I don't know about a constraint programming library in Python, nor do I know of a port of *ECLiPSe* to Python. But my experience is that all modern programming languages have such tool.

The **advantage** of using a constraint programming tool like *ECLiPSe*, *Gecode*,... is first of all that you only have to *specify* your problem, how it is solved is something you don't have to worry. Furthermore such libraries implement 30 years of research into constraint programming: they are extremely optimized, exploit constraints and structures in a way most people cannot imagine and are less likely to contain bugs (than a custom made algorithm). Furthermore if new strategies, algorithms,... are found, an update of *ECLiPSe* will result in faster processing of the model.

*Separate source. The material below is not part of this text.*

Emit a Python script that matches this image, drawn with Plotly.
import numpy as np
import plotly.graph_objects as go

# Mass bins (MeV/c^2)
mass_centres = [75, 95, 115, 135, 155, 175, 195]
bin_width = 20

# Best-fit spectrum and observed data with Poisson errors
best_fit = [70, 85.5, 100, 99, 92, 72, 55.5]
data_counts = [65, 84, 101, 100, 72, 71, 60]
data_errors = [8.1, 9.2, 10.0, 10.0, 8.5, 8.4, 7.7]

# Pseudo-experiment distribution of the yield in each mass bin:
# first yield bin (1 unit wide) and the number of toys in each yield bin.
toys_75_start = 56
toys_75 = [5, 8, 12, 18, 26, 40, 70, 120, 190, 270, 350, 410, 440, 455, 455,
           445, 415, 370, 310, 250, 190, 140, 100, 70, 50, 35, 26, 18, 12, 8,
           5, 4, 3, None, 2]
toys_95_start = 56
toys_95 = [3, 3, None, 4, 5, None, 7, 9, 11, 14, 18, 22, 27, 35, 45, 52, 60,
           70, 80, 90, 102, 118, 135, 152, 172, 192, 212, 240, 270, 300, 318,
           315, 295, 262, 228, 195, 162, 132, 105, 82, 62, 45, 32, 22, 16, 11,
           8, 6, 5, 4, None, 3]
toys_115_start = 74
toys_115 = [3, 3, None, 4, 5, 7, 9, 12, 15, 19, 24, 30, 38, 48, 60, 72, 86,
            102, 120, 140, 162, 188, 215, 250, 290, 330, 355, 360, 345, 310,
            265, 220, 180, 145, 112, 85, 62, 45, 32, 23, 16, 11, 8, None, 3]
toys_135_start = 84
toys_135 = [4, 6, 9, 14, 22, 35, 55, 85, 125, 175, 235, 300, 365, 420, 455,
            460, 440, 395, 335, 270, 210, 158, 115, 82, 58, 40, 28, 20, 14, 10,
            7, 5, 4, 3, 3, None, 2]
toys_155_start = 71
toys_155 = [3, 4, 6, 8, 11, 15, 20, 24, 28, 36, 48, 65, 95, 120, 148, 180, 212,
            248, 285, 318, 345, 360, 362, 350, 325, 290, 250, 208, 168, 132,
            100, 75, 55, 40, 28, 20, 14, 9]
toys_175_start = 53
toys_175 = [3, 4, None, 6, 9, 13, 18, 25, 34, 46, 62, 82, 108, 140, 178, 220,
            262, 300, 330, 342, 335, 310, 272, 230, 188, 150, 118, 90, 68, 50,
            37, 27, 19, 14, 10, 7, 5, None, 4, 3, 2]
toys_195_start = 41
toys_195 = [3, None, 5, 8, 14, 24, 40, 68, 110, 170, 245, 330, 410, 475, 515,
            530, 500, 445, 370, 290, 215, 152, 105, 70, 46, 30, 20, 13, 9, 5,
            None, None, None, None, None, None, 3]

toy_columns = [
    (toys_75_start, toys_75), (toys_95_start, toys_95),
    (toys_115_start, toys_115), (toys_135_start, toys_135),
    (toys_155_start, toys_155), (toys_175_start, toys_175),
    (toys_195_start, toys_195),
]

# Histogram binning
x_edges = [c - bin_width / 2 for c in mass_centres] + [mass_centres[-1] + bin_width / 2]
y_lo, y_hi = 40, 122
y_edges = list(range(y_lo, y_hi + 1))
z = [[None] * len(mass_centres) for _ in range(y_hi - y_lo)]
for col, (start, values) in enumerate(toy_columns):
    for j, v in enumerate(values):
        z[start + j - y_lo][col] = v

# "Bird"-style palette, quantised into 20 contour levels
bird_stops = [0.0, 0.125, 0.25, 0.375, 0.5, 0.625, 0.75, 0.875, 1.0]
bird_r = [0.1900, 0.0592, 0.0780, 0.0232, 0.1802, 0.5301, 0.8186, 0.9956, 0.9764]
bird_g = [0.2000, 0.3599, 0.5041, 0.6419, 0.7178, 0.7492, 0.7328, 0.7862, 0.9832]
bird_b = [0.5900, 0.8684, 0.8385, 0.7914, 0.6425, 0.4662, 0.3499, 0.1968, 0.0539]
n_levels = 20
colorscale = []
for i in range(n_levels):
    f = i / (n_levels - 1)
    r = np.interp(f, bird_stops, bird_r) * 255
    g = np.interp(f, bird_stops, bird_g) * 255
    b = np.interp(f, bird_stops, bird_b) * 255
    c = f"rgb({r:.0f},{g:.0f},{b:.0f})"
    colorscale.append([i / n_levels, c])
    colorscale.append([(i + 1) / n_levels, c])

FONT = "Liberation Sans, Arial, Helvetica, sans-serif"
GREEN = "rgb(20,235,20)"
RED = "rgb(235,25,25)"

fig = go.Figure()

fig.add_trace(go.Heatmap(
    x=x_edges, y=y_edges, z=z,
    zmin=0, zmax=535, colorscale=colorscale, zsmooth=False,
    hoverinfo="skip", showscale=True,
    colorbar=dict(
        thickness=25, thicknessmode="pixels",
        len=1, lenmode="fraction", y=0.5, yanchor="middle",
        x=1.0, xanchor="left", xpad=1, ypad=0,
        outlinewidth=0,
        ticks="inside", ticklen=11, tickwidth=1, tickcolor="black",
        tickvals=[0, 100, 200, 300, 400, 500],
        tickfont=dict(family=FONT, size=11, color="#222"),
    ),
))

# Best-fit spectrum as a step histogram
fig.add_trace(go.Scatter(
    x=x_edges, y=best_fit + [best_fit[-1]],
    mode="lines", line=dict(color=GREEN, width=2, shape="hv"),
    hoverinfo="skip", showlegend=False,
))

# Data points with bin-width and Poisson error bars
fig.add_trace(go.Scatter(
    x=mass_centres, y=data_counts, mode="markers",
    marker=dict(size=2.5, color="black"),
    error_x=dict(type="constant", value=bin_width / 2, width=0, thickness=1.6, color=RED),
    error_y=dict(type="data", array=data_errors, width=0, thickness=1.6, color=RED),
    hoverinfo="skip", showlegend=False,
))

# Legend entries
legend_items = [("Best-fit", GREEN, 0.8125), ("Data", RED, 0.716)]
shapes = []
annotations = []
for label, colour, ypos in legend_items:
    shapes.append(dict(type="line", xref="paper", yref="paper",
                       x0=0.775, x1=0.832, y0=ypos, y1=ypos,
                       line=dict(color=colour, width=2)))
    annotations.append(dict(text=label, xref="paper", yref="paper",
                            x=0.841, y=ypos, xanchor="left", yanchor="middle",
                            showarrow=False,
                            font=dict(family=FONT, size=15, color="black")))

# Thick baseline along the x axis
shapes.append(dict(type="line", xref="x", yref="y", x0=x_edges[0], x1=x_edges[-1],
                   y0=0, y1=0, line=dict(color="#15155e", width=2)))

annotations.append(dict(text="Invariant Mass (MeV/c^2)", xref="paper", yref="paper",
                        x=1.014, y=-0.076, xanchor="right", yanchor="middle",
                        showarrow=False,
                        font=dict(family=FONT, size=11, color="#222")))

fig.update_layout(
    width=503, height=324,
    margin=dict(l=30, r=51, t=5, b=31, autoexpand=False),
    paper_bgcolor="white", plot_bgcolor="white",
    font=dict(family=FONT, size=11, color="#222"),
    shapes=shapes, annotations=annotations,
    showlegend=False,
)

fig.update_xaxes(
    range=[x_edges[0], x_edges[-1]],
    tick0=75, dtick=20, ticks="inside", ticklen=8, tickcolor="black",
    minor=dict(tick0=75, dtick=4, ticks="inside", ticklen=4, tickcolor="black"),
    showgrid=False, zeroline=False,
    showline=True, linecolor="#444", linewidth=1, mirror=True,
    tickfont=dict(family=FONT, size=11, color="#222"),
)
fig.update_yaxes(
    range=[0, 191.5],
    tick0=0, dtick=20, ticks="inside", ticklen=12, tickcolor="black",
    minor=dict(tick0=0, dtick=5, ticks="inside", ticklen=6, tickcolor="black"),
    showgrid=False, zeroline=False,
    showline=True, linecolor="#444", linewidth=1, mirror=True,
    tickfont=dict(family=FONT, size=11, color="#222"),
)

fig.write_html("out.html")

A **disadvantage** is that some hard problems can still not be solved using constraint programming: the search space is simply too large, the constraints are that complex that the domains are not reduced to small sets, and there is not enough processing power to make enough *choices* in order to find a valid solution. Another disadvantage is that it is not always easy to specify a problem: although programmers aim to design good constraints, there are always complex problems where there are no easy-to-use constraints defined for.

# Other techniques

Evidently there are other AI techniques to solve problems. A technique that is commonly used to tackle hard search and optimization problems is **evolutionary computing**: one starts by filling in the sudoku allowing some values to be wrong, then at each time step they aim to fix one or more fields. Sometimes they introduce new errors in order to find a valid solution eventually.